-- Start --

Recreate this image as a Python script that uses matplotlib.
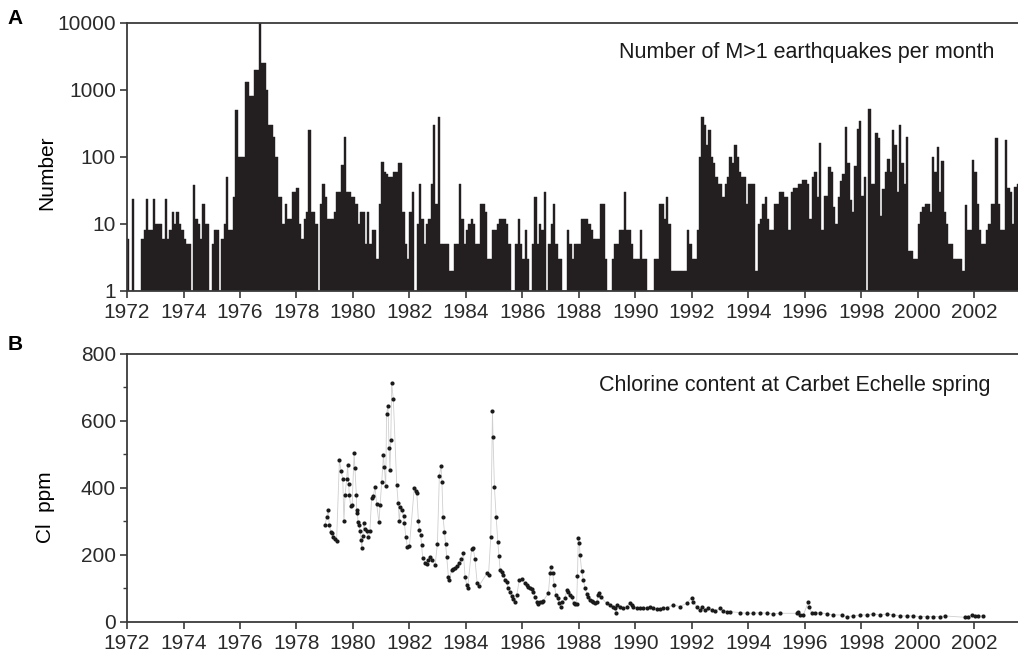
import numpy as np
import matplotlib.pyplot as plt
from matplotlib.ticker import FixedLocator, NullLocator, MultipleLocator, FuncFormatter

plt.rcParams['font.family'] = ['Liberation Sans', 'DejaVu Sans']

# monthly number of M>1 earthquakes, Jan 1972 onwards (12 values per year)
quakes_1970s = [
    6, 1, 24, 1, 1, 1, 6, 8, 24, 8, 8, 24,                      # 1972
    10, 10, 10, 6, 24, 6, 8, 15, 10, 15, 10, 8,                 # 1973
    6, 5, 5, 1, 38, 12, 10, 6, 20, 10, 10, 1,                   # 1974
    5, 8, 8, 1, 6, 10, 50, 8, 8, 25, 500, 100,                  # 1975
    100, 100, 1300, 1300, 800, 800, 2000, 2000, 10000, 2500, 2500, 1000,  # 1976
    300, 300, 200, 100, 25, 25, 10, 20, 12, 12, 30, 30,         # 1977
    35, 10, 6, 12, 15, 250, 15, 15, 10, 1, 20, 40,              # 1978
    25, 12, 12, 12, 15, 30, 30, 75, 200, 30, 30, 25,            # 1979
]
quakes_1980s = [
    25, 20, 10, 15, 15, 5, 15, 5, 8, 8, 3, 20,                  # 1980
    85, 60, 55, 50, 50, 60, 60, 80, 80, 15, 5, 3,               # 1981
    15, 30, 1, 10, 40, 12, 5, 10, 12, 40, 300, 20,              # 1982
    400, 5, 5, 5, 5, 2, 2, 5, 5, 40, 12, 5,                     # 1983
    8, 10, 12, 10, 5, 5, 20, 20, 15, 3, 3, 8,                   # 1984
    8, 10, 12, 12, 12, 10, 5, 1, 1, 5, 12, 5,                   # 1985
    3, 8, 3, 1, 5, 25, 5, 10, 8, 30, 1, 5,                      # 1986
    10, 20, 5, 3, 3, 1, 1, 8, 5, 3, 5, 5,                       # 1987
    5, 12, 12, 12, 10, 8, 6, 6, 6, 20, 20, 3,                   # 1988
    1, 1, 3, 5, 5, 8, 8, 30, 8, 8, 5, 3,                        # 1989
]
quakes_1990s = [
    3, 3, 8, 3, 3, 1, 1, 1, 3, 3, 20, 20,                       # 1990
    12, 25, 10, 2, 2, 2, 2, 2, 2, 2, 8, 5,                      # 1991
    3, 3, 8, 100, 400, 300, 150, 250, 100, 80, 50, 40,          # 1992
    40, 25, 40, 50, 100, 80, 150, 100, 60, 50, 50, 20,          # 1993
    40, 40, 40, 2, 10, 12, 20, 25, 12, 8, 8, 20,                # 1994
    20, 30, 30, 25, 25, 8, 30, 35, 35, 40, 40, 45,              # 1995
    45, 40, 12, 50, 60, 25, 160, 8, 26, 26, 70, 60,             # 1996
    18, 10, 25, 44, 55, 280, 80, 23, 15, 73, 260, 340,          # 1997
    26, 50, 1, 520, 40, 40, 230, 195, 13, 33, 60, 94,           # 1998
    60, 250, 150, 30, 300, 80, 40, 200, 4, 4, 3, 3,             # 1999
]
quakes_2000s = [
    10, 15, 18, 20, 20, 15, 100, 60, 140, 30, 87, 15,           # 2000
    10, 5, 5, 3, 3, 3, 3, 2, 19, 8, 8, 89,                      # 2001
    60, 20, 8, 5, 5, 8, 10, 20, 20, 190, 20, 8,                 # 2002
    8, 180, 35, 30, 10, 36, 40,                                 # 2003
]

# chlorine content at Carbet Echelle spring (decimal year, ppm)
cl_year_early = [
    1979.01, 1979.07, 1979.13, 1979.16, 1979.22, 1979.27, 1979.31, 1979.37, 1979.42, 1979.52,
    1979.58, 1979.64, 1979.68, 1979.72, 1979.78, 1979.81, 1979.85, 1979.87, 1979.92, 1979.97,
    1980.04, 1980.07, 1980.12, 1980.13, 1980.16, 1980.18, 1980.22, 1980.25, 1980.29, 1980.31,
    1980.35, 1980.38, 1980.43, 1980.49, 1980.55, 1980.60, 1980.66, 1980.72, 1980.78, 1980.84,
    1980.92, 1980.96, 1981.02, 1981.08, 1981.11, 1981.16, 1981.19, 1981.24, 1981.28, 1981.31,
    1981.34, 1981.37, 1981.43, 1981.55, 1981.60, 1981.64, 1981.68, 1981.73, 1981.79, 1981.82,
    1981.87, 1981.93, 1982.00, 1982.17, 1982.22, 1982.26, 1982.32, 1982.35, 1982.40, 1982.43,
    1982.47, 1982.55, 1982.61, 1982.67, 1982.73, 1982.79, 1982.91, 1982.99, 1983.06, 1983.12,
    1983.15, 1983.19, 1983.24, 1983.28, 1983.32, 1983.38, 1983.41, 1983.50, 1983.55, 1983.61,
    1983.70, 1983.77, 1983.83, 1983.91, 1983.97, 1984.03, 1984.06, 1984.20, 1984.26, 1984.32,
    1984.40, 1984.46, 1984.74, 1984.80, 1984.88, 1984.94, 1984.96, 1985.01, 1985.07, 1985.13,
    1985.17, 1985.21, 1985.27, 1985.33, 1985.39, 1985.44, 1985.50, 1985.56, 1985.62, 1985.68,
    1985.74, 1985.80, 1985.89, 1985.98, 1986.09, 1986.15, 1986.21, 1986.27, 1986.33, 1986.39,
    1986.45, 1986.51, 1986.57, 1986.62, 1986.68, 1986.74,
]
cl_ppm_early = [
    288, 314, 334, 288, 270, 265, 253, 248, 242, 482,
    451, 426, 300, 379, 428, 468, 412, 379, 346, 349,
    503, 459, 379, 334, 324, 297, 290, 273, 245, 220,
    257, 295, 279, 273, 253, 273, 369, 376, 402, 352,
    297, 349, 419, 498, 462, 405, 621, 645, 518, 455,
    543, 712, 665, 409, 356, 300, 343, 334, 316, 295,
    255, 223, 227, 399, 392, 386, 300, 275, 259, 230,
    190, 177, 173, 185, 195, 185, 170, 233, 436, 466,
    419, 312, 270, 233, 195, 135, 125, 156, 158, 160,
    167, 175, 187, 205, 135, 110, 100, 217, 220, 187,
    115, 107, 145, 140, 253, 630, 553, 402, 314, 240,
    197, 155, 150, 140, 125, 120, 100, 90, 78, 68,
    60, 80, 125, 127, 117, 110, 105, 100, 97, 90,
    75, 60, 55, 60, 60, 63,
]
cl_year_late = [
    1986.92, 1986.98, 1987.01, 1987.07, 1987.13, 1987.19, 1987.25, 1987.31, 1987.36, 1987.41,
    1987.51, 1987.57, 1987.63, 1987.69, 1987.75, 1987.81, 1987.86, 1987.92, 1987.95, 1987.98,
    1988.02, 1988.04, 1988.10, 1988.16, 1988.22, 1988.28, 1988.34, 1988.40, 1988.45, 1988.51,
    1988.57, 1988.63, 1988.69, 1988.72, 1988.77, 1988.98, 1989.10, 1989.20, 1989.28, 1989.31,
    1989.36, 1989.46, 1989.58, 1989.69, 1989.81, 1989.87, 1989.93, 1990.05, 1990.17, 1990.28,
    1990.40, 1990.52, 1990.64, 1990.76, 1990.87, 1990.99, 1991.11, 1991.35, 1991.58, 1991.82,
    1992.00, 1992.05, 1992.17, 1992.29, 1992.35, 1992.47, 1992.59, 1992.70, 1992.82, 1993.00,
    1993.12, 1993.23, 1993.35, 1993.71, 1993.94, 1994.18, 1994.42, 1994.65, 1994.89, 1995.12,
    1995.71, 1995.77, 1995.83, 1995.95, 1996.13, 1996.16, 1996.24, 1996.36, 1996.54, 1996.78,
    1997.01, 1997.31, 1997.48, 1997.72, 1997.96, 1998.19, 1998.43, 1998.66, 1998.90, 1999.14,
    1999.37, 1999.61, 1999.84, 2000.08, 2000.32, 2000.55, 2000.79, 2000.97, 2001.67, 2001.79,
    2001.91, 2002.03, 2002.15, 2002.32,
]
cl_ppm_late = [
    86, 145, 165, 145, 110, 81, 71, 56, 46, 61,
    71, 95, 90, 80, 75, 56, 54, 54, 137, 250,
    235, 200, 152, 125, 100, 85, 75, 66, 64, 61,
    58, 61, 81, 86, 75, 56, 51, 46, 41, 28,
    51, 46, 41, 46, 56, 51, 46, 41, 41, 41,
    43, 46, 41, 38, 40, 41, 43, 51, 46, 56,
    73, 61, 46, 36, 46, 36, 41, 36, 33, 41,
    34, 31, 31, 28, 26, 26, 28, 26, 24, 26,
    26, 31, 21, 21, 61, 44, 28, 26, 28, 24,
    21, 21, 16, 18, 21, 21, 24, 21, 24, 21,
    18, 18, 18, 16, 16, 16, 16, 18, 14, 16,
    21, 18, 18, 18,
]

counts = np.array(quakes_1970s + quakes_1980s + quakes_1990s + quakes_2000s)
months = 1972 + np.arange(len(counts)) / 12.0
cl_year = cl_year_early + cl_year_late
cl_ppm = cl_ppm_early + cl_ppm_late

ink = '#231f20'
axis_col = '#3a3a3a'
xmin, xmax = 1972, 2003.55

fig = plt.figure(figsize=(10.18, 6.6), dpi=100)
ax1 = fig.add_axes([0.1248, 0.5591, 0.8752, 0.4061])
ax2 = fig.add_axes([0.1248, 0.0576, 0.8752, 0.4061])

# A: earthquake counts
ax1.bar(months, counts, width=1/12, align='edge', color=ink, edgecolor=ink, linewidth=0.3)
ax1.set_yscale('log')
ax1.set_ylim(1, 10000)
ax1.yaxis.set_major_locator(FixedLocator([1, 10, 100, 1000, 10000]))
ax1.yaxis.set_minor_locator(NullLocator())
ax1.yaxis.set_major_formatter(FuncFormatter(lambda v, p: f'{v:g}'))
ax1.set_ylabel('Number', fontsize=15)
ax1.yaxis.set_label_coords(-0.079, 0.44)
ax1.text(0.974, 0.888, 'Number of M>1 earthquakes per month', transform=ax1.transAxes,
         ha='right', va='center', fontsize=15.5, color='#1a1a1a')

# B: chlorine
ax2.plot(cl_year, cl_ppm, color='#cfcfcf', lw=0.6, zorder=1)
ax2.plot(cl_year, cl_ppm, 'o', color='#1a1a1a', ms=3.0, mew=0, zorder=2)
ax2.set_ylim(0, 800)
ax2.yaxis.set_major_locator(MultipleLocator(200))
ax2.yaxis.set_minor_locator(MultipleLocator(100))
ax2.set_ylabel('Cl  ppm', fontsize=15)
ax2.yaxis.set_label_coords(-0.081, 0.43)
ax2.text(0.9686, 0.884, 'Chlorine content at Carbet Echelle spring', transform=ax2.transAxes,
         ha='right', va='center', fontsize=15.5, color='#1a1a1a')

for ax in (ax1, ax2):
    ax.set_xlim(xmin, xmax)
    ax.set_xticks(range(1972, 2004, 2))
    ax.spines['right'].set_visible(False)
    for s in ('top', 'left', 'bottom'):
        ax.spines[s].set_linewidth(1.3)
        ax.spines[s].set_color(axis_col)
    ax.tick_params(which='major', direction='out', length=5, width=1.2, labelsize=15,
                   color=axis_col, labelcolor='#2a2a2a')
    ax.tick_params(axis='x', which='major', pad=4)
    ax.tick_params(axis='y', which='major', pad=3)
    ax.tick_params(which='minor', direction='out', length=3, width=1.0, color=axis_col)
    ax.tick_params(axis='x', which='minor', bottom=False)

fig.text(15/1018, 1 - 18/660, 'A', fontsize=15, fontweight='bold', ha='center', va='center')
fig.text(15/1018, 1 - 345/660, 'B', fontsize=15, fontweight='bold', ha='center', va='center')

fig.savefig('out.png', dpi=100)
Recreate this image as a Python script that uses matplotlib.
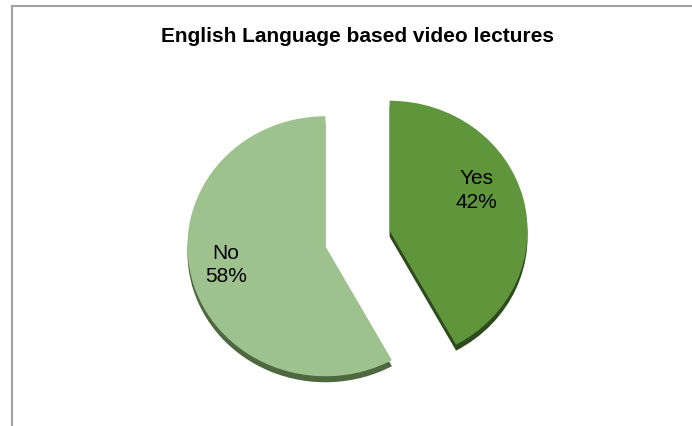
import matplotlib
matplotlib.use('Agg')
import matplotlib.pyplot as plt
import numpy as np

# English-language video lecture survey
labels = ['Yes', 'No']
shares = [42, 58]
top_colors = ['#5F963C', '#9EC28E']
side_colors = ['#2F4A1C', '#4E6840']

plt.rcParams['font.family'] = ['Liberation Sans', 'DejaVu Sans']

W, H = 692, 426
fig = plt.figure(figsize=(W / 100, H / 100), dpi=100)
ax = fig.add_axes([0, 0, 1, 1])

# pixel geometry of the tilted pie
cx, cy = 357.5, 238.5
rx, ry = 138.0, 130.0
depth = 6.0
explode = [0.24, 0.24]

# side wall first, shifted down, then the top face
ax.pie(shares, colors=side_colors, startangle=90, counterclock=False,
       explode=explode, center=(0, -depth / ry),
       wedgeprops=dict(linewidth=0))
wedges, _ = ax.pie(shares, colors=top_colors, startangle=90, counterclock=False,
                   explode=explode, wedgeprops=dict(linewidth=0))

ax.set_aspect('auto')
ax.set_xlim(-cx / rx, (W - cx) / rx)
ax.set_ylim(-(H - cy) / ry, cy / ry)
ax.axis('off')

# data labels inside each wedge
label_r = [0.70, 0.735]
label_tilt = [12, -3]
for w, lab, val, r, tilt in zip(wedges, labels, shares, label_r, label_tilt):
    mid = np.deg2rad((w.theta1 + w.theta2) / 2 + tilt)
    x0, y0 = w.center
    ax.text(x0 + r * np.cos(mid), y0 + r * np.sin(mid), f'{lab}\n{val}%',
            ha='center', va='center', fontsize=15, linespacing=1.3,
            color='black')

fig.text(cx / W, 1 - 37 / H, 'English Language based video lectures',
         ha='center', va='center', fontsize=15, fontweight='bold')

# chart area border (left and top edges)
border = dict(color='#A0A0A0', linewidth=1.5, transform=fig.transFigure)
fig.add_artist(plt.Line2D([12 / W, 12 / W], [0, 1 - 6 / H], **border))
fig.add_artist(plt.Line2D([12 / W, 1], [1 - 6 / H, 1 - 6 / H], **border))

fig.savefig('out.png', dpi=100)
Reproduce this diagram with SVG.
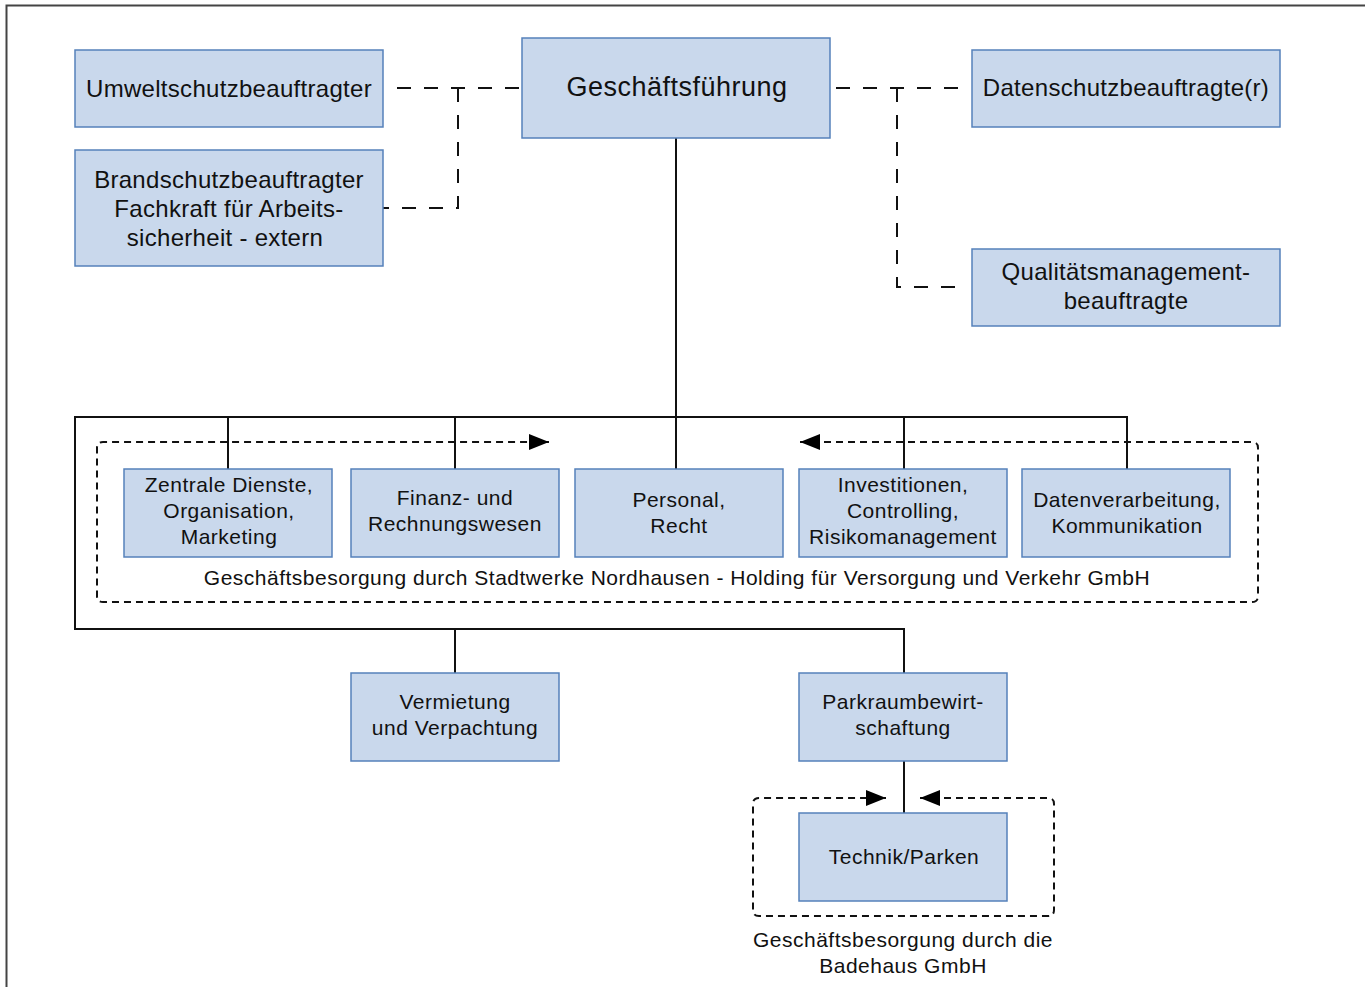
<svg xmlns="http://www.w3.org/2000/svg" width="1365" height="987" viewBox="0 0 1365 987">
  <style>
    .box { fill: #c9d8ec; stroke: #5581bb; stroke-width: 1.5; }
    .t { font-family: "Liberation Sans", Arial, sans-serif; fill: #111; text-anchor: middle; }
    .t22 { font-size: 24px; letter-spacing: 0.3px; }
    .t20 { font-size: 21px; letter-spacing: 0.5px; }
    .t26 { font-size: 27px; letter-spacing: 0.5px; }
    .solid { fill: none; stroke: #111; stroke-width: 2; }
    .dashL { fill: none; stroke: #111; stroke-width: 2; stroke-dasharray: 14 13; }
    .dashS { fill: none; stroke: #111; stroke-width: 2; stroke-dasharray: 7 5; }
  </style>
  <defs>
    <marker id="arrow" viewBox="0 0 20 16" markerWidth="20" markerHeight="16" refX="20" refY="8" markerUnits="userSpaceOnUse" orient="auto-start-reverse">
      <path d="M0,0 L20,8 L0,16 z" fill="#000" stroke="none"/>
    </marker>
  </defs>

  <rect width="1365" height="987" fill="#fff"/>
  <!-- page frame -->
  <path d="M6.5 987 V5.5 H1365" fill="none" stroke="#444" stroke-width="2"/>

  <g id="connectors">
    <!-- staff positions (dashed) -->
    <path class="dashL" d="M397 88 H522"/>
    <path class="dashL" d="M458 88 V208 H383"/>
    <path class="dashL" d="M836 88 H962"/>
    <path class="dashL" d="M897 88 V287 H962"/>
    <!-- hierarchy lines -->
    <path class="solid" d="M676 138 V469"/>
    <path class="solid" d="M1127 469 V417 H75 V629 H904 V673"/>
    <path class="solid" d="M228 417 V469"/>
    <path class="solid" d="M455 417 V469"/>
    <path class="solid" d="M904 417 V469"/>
    <path class="solid" d="M455 629 V673"/>
    <path class="solid" d="M904 761 V813"/>
    <!-- service boundaries -->
    <path class="dashS" d="M800 442 H1252 Q1258 442 1258 448 V596 Q1258 602 1252 602 H103 Q97 602 97 596 V448 Q97 442 103 442 H549" marker-start="url(#arrow)" marker-end="url(#arrow)"/>
    <path class="dashS" d="M920 798 H1048 Q1054 798 1054 804 V910 Q1054 916 1048 916 H759 Q753 916 753 910 V804 Q753 798 759 798 H886" marker-start="url(#arrow)" marker-end="url(#arrow)"/>
  </g>

  <g id="umweltschutz">
    <rect class="box" x="75" y="50" width="308" height="77"/>
    <text class="t t22" x="229" y="97">Umweltschutzbeauftragter</text>
  </g>
  <g id="brandschutz">
    <rect class="box" x="75" y="150" width="308" height="116"/>
    <text class="t t22" x="229" y="188">Brandschutzbeauftragter</text>
    <text class="t t22" x="229" y="217">Fachkraft für Arbeits-</text>
    <text class="t t22" x="225" y="246">sicherheit - extern</text>
  </g>
  <g id="geschaeftsfuehrung">
    <rect class="box" x="522" y="38" width="308" height="100"/>
    <text class="t t26" x="677" y="96">Geschäftsführung</text>
  </g>
  <g id="datenschutz">
    <rect class="box" x="972" y="50" width="308" height="77"/>
    <text class="t t22" x="1126" y="96">Datenschutzbeauftragte(r)</text>
  </g>
  <g id="qualitaet">
    <rect class="box" x="972" y="249" width="308" height="77"/>
    <text class="t t22" x="1126" y="280">Qualitätsmanagement-</text>
    <text class="t t22" x="1126" y="309">beauftragte</text>
  </g>

  <g id="zentrale">
    <rect class="box" x="124" y="469" width="208" height="88"/>
    <text class="t t20" x="229" y="492">Zentrale Dienste,</text>
    <text class="t t20" x="229" y="518">Organisation,</text>
    <text class="t t20" x="229" y="544">Marketing</text>
  </g>
  <g id="finanz">
    <rect class="box" x="351" y="469" width="208" height="88"/>
    <text class="t t20" x="455" y="505">Finanz- und</text>
    <text class="t t20" x="455" y="531">Rechnungswesen</text>
  </g>
  <g id="personal">
    <rect class="box" x="575" y="469" width="208" height="88"/>
    <text class="t t20" x="679" y="507">Personal,</text>
    <text class="t t20" x="679" y="533">Recht</text>
  </g>
  <g id="investitionen">
    <rect class="box" x="799" y="469" width="208" height="88"/>
    <text class="t t20" x="903" y="492">Investitionen,</text>
    <text class="t t20" x="903" y="518">Controlling,</text>
    <text class="t t20" x="903" y="544">Risikomanagement</text>
  </g>
  <g id="datenverarbeitung">
    <rect class="box" x="1022" y="469" width="208" height="88"/>
    <text class="t t20" x="1127" y="507">Datenverarbeitung,</text>
    <text class="t t20" x="1127" y="533">Kommunikation</text>
  </g>
  <text class="t t20" x="677" y="585">Geschäftsbesorgung durch Stadtwerke Nordhausen - Holding für Versorgung und Verkehr GmbH</text>

  <g id="vermietung">
    <rect class="box" x="351" y="673" width="208" height="88"/>
    <text class="t t20" x="455" y="709">Vermietung</text>
    <text class="t t20" x="455" y="735">und Verpachtung</text>
  </g>
  <g id="parkraum">
    <rect class="box" x="799" y="673" width="208" height="88"/>
    <text class="t t20" x="903" y="709">Parkraumbewirt-</text>
    <text class="t t20" x="903" y="735">schaftung</text>
  </g>
  <g id="technik">
    <rect class="box" x="799" y="813" width="208" height="88"/>
    <text class="t t20" x="904" y="864">Technik/Parken</text>
  </g>
  <text class="t t20" x="903" y="947">Geschäftsbesorgung durch die</text>
  <text class="t t20" x="903" y="973">Badehaus GmbH</text>
</svg>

-- End --

What you have to do: Only lines with the string "matplotlib" belong in your answer; copy each one.

Exercise result:
Recreate this image as a Python script that uses matplotlib.
import matplotlib.pyplot as plt
from matplotlib.ticker import FixedLocator, NullLocator, MultipleLocator, FuncFormatter
Recreate this image as a Python script that uses matplotlib.
import matplotlib
matplotlib.use('Agg')
import matplotlib.pyplot as plt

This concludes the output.